YOUR GOAL:
Print exactly the lines running from the one that holds "Write the D3.js code for this chart." through the one that holds "const y = d3.scaleLinear().domain([0,400]).range([B,T]);", please, and leave the pictures out.

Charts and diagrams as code
────────────────────────────────────────
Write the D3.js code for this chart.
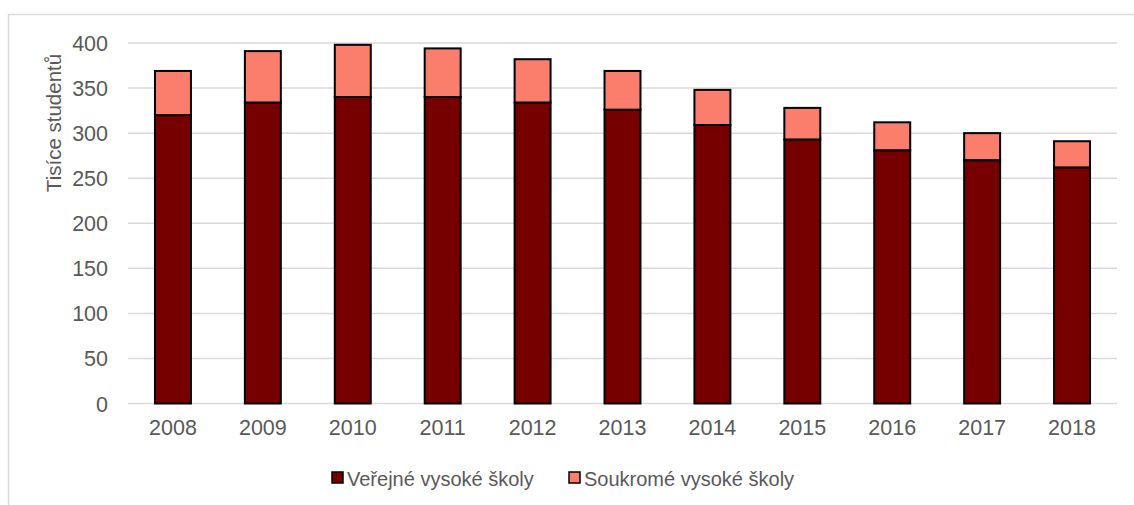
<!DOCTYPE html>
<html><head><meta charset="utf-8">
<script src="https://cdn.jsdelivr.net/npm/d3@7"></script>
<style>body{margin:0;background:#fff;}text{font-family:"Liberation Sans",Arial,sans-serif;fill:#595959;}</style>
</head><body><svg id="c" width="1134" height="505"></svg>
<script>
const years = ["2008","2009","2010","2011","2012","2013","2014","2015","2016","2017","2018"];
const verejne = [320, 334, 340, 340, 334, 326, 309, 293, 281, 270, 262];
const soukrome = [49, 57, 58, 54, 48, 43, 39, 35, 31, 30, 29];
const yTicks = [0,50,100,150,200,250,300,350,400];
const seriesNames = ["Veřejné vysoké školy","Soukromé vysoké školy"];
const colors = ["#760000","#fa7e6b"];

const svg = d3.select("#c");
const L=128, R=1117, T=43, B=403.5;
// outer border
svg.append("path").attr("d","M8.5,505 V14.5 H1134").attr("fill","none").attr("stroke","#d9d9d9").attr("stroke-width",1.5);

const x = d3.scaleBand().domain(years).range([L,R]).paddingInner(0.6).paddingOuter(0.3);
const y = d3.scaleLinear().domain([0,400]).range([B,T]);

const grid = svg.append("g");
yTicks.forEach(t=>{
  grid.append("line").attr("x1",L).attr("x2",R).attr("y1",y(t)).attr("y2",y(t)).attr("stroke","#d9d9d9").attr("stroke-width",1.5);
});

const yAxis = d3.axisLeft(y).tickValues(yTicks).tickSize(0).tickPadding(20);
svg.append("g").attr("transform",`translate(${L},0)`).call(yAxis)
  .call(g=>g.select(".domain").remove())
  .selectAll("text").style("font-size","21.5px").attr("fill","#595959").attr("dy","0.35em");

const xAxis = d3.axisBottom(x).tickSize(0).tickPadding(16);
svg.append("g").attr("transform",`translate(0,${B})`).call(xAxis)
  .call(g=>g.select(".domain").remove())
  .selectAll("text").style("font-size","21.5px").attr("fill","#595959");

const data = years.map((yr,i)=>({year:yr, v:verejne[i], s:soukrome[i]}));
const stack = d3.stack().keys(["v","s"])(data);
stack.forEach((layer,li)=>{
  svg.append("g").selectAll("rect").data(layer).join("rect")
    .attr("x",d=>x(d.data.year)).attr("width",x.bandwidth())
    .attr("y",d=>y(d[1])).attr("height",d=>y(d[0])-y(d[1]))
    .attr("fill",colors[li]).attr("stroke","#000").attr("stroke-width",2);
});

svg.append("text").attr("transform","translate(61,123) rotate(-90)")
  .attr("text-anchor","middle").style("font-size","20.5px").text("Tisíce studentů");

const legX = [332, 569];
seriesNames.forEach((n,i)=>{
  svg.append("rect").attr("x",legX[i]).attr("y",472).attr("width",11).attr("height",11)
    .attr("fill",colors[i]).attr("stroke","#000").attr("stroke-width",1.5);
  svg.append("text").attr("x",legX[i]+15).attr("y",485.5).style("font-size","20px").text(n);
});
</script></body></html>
────────────────────────────────────────
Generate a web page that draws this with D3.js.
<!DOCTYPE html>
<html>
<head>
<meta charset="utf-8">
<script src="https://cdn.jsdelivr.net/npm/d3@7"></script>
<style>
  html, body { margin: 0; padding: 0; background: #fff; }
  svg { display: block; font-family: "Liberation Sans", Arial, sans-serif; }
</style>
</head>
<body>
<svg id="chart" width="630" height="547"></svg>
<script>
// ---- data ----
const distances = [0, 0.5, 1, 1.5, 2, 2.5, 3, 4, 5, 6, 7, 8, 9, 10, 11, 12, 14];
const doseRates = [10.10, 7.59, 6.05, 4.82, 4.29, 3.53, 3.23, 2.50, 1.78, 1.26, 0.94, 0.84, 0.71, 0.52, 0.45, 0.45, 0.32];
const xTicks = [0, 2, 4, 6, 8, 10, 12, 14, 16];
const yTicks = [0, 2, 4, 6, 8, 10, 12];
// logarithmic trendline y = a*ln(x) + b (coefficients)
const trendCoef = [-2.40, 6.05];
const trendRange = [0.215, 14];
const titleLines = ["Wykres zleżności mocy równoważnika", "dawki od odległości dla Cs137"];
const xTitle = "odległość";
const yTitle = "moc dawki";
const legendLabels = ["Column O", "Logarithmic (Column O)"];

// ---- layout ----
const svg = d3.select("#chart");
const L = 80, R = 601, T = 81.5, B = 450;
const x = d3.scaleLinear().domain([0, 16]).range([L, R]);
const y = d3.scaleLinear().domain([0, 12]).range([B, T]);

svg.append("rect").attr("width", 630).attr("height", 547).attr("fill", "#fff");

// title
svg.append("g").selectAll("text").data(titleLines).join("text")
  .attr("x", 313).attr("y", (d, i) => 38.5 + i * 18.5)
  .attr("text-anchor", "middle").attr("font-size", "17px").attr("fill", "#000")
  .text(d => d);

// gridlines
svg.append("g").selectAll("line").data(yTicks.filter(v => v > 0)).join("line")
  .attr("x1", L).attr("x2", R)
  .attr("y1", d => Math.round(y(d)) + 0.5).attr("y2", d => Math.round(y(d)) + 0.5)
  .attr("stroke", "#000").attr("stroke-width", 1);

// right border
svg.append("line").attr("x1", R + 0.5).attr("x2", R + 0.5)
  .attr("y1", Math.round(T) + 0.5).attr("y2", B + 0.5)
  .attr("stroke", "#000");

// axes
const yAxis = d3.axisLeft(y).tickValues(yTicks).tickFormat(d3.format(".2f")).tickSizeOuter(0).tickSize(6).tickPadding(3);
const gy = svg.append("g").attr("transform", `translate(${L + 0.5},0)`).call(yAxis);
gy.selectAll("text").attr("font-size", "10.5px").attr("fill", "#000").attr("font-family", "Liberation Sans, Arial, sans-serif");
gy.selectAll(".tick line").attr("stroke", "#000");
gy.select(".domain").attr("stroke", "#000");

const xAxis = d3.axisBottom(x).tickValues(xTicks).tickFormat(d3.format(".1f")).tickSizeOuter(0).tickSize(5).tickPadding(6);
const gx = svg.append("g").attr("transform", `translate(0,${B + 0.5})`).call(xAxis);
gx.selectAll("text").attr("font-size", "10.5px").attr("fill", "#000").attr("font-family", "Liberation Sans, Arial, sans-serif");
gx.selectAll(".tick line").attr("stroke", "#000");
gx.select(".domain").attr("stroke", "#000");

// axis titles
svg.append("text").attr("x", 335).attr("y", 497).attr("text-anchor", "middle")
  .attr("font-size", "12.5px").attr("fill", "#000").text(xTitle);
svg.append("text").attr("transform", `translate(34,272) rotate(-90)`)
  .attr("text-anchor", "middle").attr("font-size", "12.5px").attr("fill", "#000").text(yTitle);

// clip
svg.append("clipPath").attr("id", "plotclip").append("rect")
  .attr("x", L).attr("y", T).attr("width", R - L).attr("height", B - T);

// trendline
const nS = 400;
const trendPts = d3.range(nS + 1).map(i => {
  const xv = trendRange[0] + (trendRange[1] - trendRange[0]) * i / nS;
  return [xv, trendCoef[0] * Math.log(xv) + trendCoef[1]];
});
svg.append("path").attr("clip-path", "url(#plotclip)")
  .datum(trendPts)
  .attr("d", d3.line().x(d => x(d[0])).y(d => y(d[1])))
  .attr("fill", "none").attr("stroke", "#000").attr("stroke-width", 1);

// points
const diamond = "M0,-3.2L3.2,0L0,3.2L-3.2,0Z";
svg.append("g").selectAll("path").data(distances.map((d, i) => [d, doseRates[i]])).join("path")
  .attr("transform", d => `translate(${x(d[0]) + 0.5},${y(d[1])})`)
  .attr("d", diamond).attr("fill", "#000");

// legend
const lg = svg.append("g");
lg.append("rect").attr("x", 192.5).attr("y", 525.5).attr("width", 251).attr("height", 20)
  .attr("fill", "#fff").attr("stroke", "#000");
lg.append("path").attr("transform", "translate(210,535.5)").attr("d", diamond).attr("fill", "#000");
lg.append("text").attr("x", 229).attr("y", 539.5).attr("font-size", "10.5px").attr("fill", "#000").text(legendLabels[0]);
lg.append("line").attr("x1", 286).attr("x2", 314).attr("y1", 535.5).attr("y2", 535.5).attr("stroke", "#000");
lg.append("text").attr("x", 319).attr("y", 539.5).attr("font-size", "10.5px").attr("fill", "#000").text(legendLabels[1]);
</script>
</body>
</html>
────────────────────────────────────────
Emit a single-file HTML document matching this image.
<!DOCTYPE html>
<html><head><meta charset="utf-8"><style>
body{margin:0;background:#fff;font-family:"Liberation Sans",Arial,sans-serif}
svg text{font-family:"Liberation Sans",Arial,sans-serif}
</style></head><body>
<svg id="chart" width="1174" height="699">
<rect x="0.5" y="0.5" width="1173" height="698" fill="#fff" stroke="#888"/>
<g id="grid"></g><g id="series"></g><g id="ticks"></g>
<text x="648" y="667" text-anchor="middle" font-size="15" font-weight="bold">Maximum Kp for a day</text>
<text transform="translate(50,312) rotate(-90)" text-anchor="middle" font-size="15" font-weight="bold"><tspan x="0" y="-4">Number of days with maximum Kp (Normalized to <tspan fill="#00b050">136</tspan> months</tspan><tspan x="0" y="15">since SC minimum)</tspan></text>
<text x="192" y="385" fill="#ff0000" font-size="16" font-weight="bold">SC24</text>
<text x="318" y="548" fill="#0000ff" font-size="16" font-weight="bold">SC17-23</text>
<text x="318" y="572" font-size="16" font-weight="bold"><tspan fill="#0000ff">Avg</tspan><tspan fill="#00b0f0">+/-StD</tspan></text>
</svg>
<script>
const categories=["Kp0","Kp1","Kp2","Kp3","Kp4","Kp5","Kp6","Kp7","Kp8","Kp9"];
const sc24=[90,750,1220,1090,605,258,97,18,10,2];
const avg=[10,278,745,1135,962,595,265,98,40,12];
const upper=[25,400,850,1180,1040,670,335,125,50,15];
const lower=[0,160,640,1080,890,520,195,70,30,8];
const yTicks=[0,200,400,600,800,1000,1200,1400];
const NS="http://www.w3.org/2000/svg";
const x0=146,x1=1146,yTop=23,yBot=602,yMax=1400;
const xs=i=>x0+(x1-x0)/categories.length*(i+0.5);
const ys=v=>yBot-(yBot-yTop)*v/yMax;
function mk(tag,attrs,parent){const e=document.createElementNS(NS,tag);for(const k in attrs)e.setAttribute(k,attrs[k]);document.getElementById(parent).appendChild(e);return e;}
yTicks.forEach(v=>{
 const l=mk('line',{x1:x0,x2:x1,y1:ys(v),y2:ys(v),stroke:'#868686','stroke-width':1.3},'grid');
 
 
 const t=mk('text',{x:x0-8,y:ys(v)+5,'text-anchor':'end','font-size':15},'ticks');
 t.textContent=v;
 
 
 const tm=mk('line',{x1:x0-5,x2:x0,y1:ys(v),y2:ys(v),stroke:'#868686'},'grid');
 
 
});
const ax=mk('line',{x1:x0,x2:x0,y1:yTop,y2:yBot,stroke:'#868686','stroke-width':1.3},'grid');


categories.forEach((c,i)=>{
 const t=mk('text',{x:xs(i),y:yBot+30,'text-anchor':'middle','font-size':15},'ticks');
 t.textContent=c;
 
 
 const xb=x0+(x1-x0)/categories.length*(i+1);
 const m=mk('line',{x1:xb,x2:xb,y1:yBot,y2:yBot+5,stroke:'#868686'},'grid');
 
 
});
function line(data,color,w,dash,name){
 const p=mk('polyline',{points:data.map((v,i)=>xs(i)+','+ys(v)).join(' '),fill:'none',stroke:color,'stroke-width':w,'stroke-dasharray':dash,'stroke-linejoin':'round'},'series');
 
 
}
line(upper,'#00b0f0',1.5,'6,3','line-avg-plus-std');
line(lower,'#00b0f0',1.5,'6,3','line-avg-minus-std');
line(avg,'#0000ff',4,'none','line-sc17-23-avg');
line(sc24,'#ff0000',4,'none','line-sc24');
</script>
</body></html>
────────────────────────────────────────
FULL RESPONSE:
Write the D3.js code for this chart.
<!DOCTYPE html>
<html><head><meta charset="utf-8">
<script src="https://cdn.jsdelivr.net/npm/d3@7"></script>
<style>body{margin:0;background:#fff;}text{font-family:"Liberation Sans",Arial,sans-serif;fill:#595959;}</style>
</head><body><svg id="c" width="1134" height="505"></svg>
<script>
const years = ["2008","2009","2010","2011","2012","2013","2014","2015","2016","2017","2018"];
const verejne = [320, 334, 340, 340, 334, 326, 309, 293, 281, 270, 262];
const soukrome = [49, 57, 58, 54, 48, 43, 39, 35, 31, 30, 29];
const yTicks = [0,50,100,150,200,250,300,350,400];
const seriesNames = ["Veřejné vysoké školy","Soukromé vysoké školy"];
const colors = ["#760000","#fa7e6b"];

const svg = d3.select("#c");
const L=128, R=1117, T=43, B=403.5;
// outer border
svg.append("path").attr("d","M8.5,505 V14.5 H1134").attr("fill","none").attr("stroke","#d9d9d9").attr("stroke-width",1.5);

const x = d3.scaleBand().domain(years).range([L,R]).paddingInner(0.6).paddingOuter(0.3);
const y = d3.scaleLinear().domain([0,400]).range([B,T]);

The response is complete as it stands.